- _Instruction_:
Every record should be written out exactly, with the pictures left out.

Entries taken from a collection

★ ★ ★ ★

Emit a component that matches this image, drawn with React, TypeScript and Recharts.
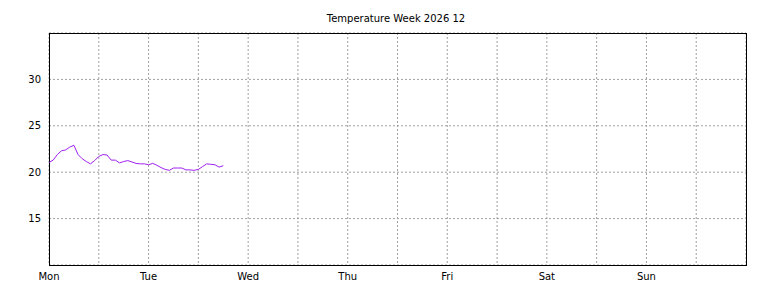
import React from 'react';
import { LineChart, Line, XAxis, YAxis, CartesianGrid, ReferenceArea } from 'recharts';

const dayLabels = ['Mon', 'Tue', 'Wed', 'Thu', 'Fri', 'Sat', 'Sun'];
const hourTicks = [0, 12, 24, 36, 48, 60, 72, 84, 96, 108, 120, 132, 144, 156];
const tempTicks = [15, 20, 25, 30];

// hours since Monday 00:00
const hours = [
  0, 1, 2, 3, 4, 5, 6, 7, 8, 9, 10, 11, 12, 13, 14, 15, 16, 17, 18, 19, 20, 21,
  22, 23, 24, 25, 26, 27, 28, 29, 30, 31, 32, 33, 34, 35, 36, 37, 38, 39, 40, 41, 42
];
const temps = [
  21.05, 21.3, 21.9, 22.3, 22.4, 22.7, 22.9, 21.9, 21.45, 21.15, 20.9, 21.25, 21.7,
  21.9, 21.85, 21.3, 21.3, 21.0, 21.15, 21.25, 21.1, 20.95, 20.9, 20.9, 20.8, 20.95,
  20.75, 20.5, 20.3, 20.2, 20.45, 20.45, 20.45, 20.25, 20.25, 20.2, 20.3, 20.6, 20.9,
  20.85, 20.8, 20.55, 20.7
];

const data = hours.map((h, i) => ({ hour: h, temp: temps[i] }));

const tickStyle = { fontFamily: 'DejaVu Sans', fontSize: 10, fill: '#000' };

export default function App() {
  return (
    <div style={{ position: 'absolute', left: 0, top: 0, width: 768, height: 288, background: '#fff' }}>
      <div
        style={{
          position: 'absolute',
          top: 14,
          left: 49,
          width: 694,
          textAlign: 'center',
          fontFamily: 'DejaVu Sans',
          fontSize: 10,
          lineHeight: '10px',
          color: '#000'
        }}
      >
        Temperature Week 2026 12
      </div>
      <LineChart width={768} height={288} data={data} margin={{ top: 33, right: 22, bottom: 3, left: 0 }}>
        <CartesianGrid stroke="#a0a0a0" strokeDasharray="2 2" />
        <XAxis
          dataKey="hour"
          type="number"
          domain={[0, 168]}
          ticks={hourTicks}
          interval={0}
          height={20}
          tickLine={false}
          axisLine={false}
          tick={tickStyle}
          tickFormatter={(h: number) => (h % 24 === 0 ? dayLabels[h / 24] : '')}
        />
        <YAxis
          type="number"
          domain={[10, 35]}
          ticks={tempTicks}
          width={49}
          tickLine={false}
          axisLine={false}
          tick={tickStyle}
        />
        <ReferenceArea
          x1={0}
          x2={168}
          y1={10}
          y2={35}
          fill="none"
          stroke="#000"
          strokeWidth={1}
          fillOpacity={0}
          shapeRendering="crispEdges"
        />
        <Line
          type="linear"
          dataKey="temp"
          stroke="#a020f0"
          strokeWidth={1}
          dot={false}
          isAnimationActive={false}
        />
      </LineChart>
    </div>
  );
}
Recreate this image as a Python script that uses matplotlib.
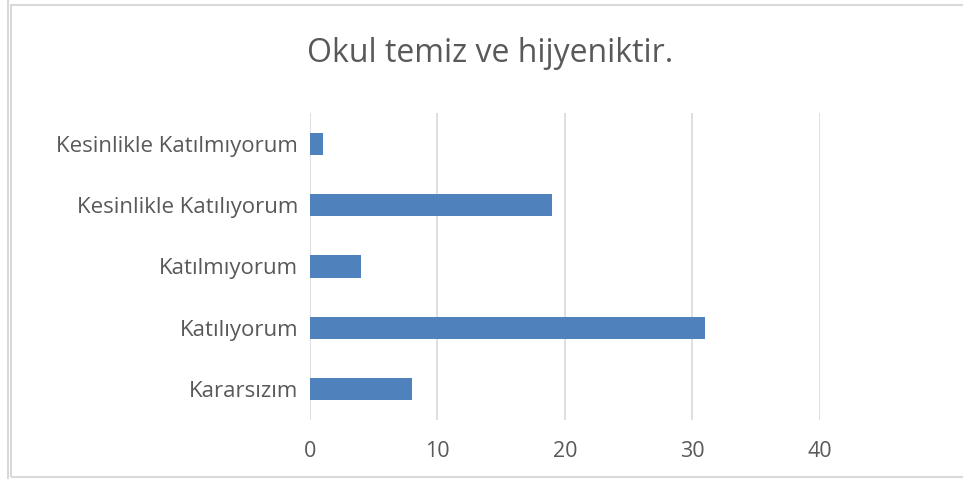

★ ★ ★ ★

- _Exercise answer_:
Emit a component that matches this image, drawn with React, TypeScript and Recharts.
import React from 'react';
import { LineChart, Line, XAxis, YAxis, CartesianGrid, ReferenceArea } from 'recharts';

const dayLabels = ['Mon', 'Tue', 'Wed', 'Thu', 'Fri', 'Sat', 'Sun'];
const hourTicks = [0, 12, 24, 36, 48, 60, 72, 84, 96, 108, 120, 132, 144, 156];
const tempTicks = [15, 20, 25, 30];

// hours since Monday 00:00
const hours = [
  0, 1, 2, 3, 4, 5, 6, 7, 8, 9, 10, 11, 12, 13, 14, 15, 16, 17, 18, 19, 20, 21,
  22, 23, 24, 25, 26, 27, 28, 29, 30, 31, 32, 33, 34, 35, 36, 37, 38, 39, 40, 41, 42
];
const temps = [
  21.05, 21.3, 21.9, 22.3, 22.4, 22.7, 22.9, 21.9, 21.45, 21.15, 20.9, 21.25, 21.7,
  21.9, 21.85, 21.3, 21.3, 21.0, 21.15, 21.25, 21.1, 20.95, 20.9, 20.9, 20.8, 20.95,
  20.75, 20.5, 20.3, 20.2, 20.45, 20.45, 20.45, 20.25, 20.25, 20.2, 20.3, 20.6, 20.9,
  20.85, 20.8, 20.55, 20.7
];

const data = hours.map((h, i) => ({ hour: h, temp: temps[i] }));

const tickStyle = { fontFamily: 'DejaVu Sans', fontSize: 10, fill: '#000' };

export default function App() {
  return (
    <div style={{ position: 'absolute', left: 0, top: 0, width: 768, height: 288, background: '#fff' }}>
      <div
        style={{
          position: 'absolute',
          top: 14,
          left: 49,
          width: 694,
          textAlign: 'center',
          fontFamily: 'DejaVu Sans',
          fontSize: 10,
          lineHeight: '10px',
          color: '#000'
        }}
      >
        Temperature Week 2026 12
      </div>
      <LineChart width={768} height={288} data={data} margin={{ top: 33, right: 22, bottom: 3, left: 0 }}>
        <CartesianGrid stroke="#a0a0a0" strokeDasharray="2 2" />
        <XAxis
          dataKey="hour"
          type="number"
          domain={[0, 168]}
          ticks={hourTicks}
          interval={0}
          height={20}
          tickLine={false}
          axisLine={false}
          tick={tickStyle}
          tickFormatter={(h: number) => (h % 24 === 0 ? dayLabels[h / 24] : '')}
        />
        <YAxis
          type="number"
          domain={[10, 35]}
          ticks={tempTicks}
          width={49}
          tickLine={false}
          axisLine={false}
          tick={tickStyle}
        />
        <ReferenceArea
          x1={0}
          x2={168}
          y1={10}
          y2={35}
          fill="none"
          stroke="#000"
          strokeWidth={1}
          fillOpacity={0}
          shapeRendering="crispEdges"
        />
        <Line
          type="linear"
          dataKey="temp"
          stroke="#a020f0"
          strokeWidth={1}
          dot={false}
          isAnimationActive={false}
        />
      </LineChart>
    </div>
  );
}
Recreate this image as a Python script that uses matplotlib.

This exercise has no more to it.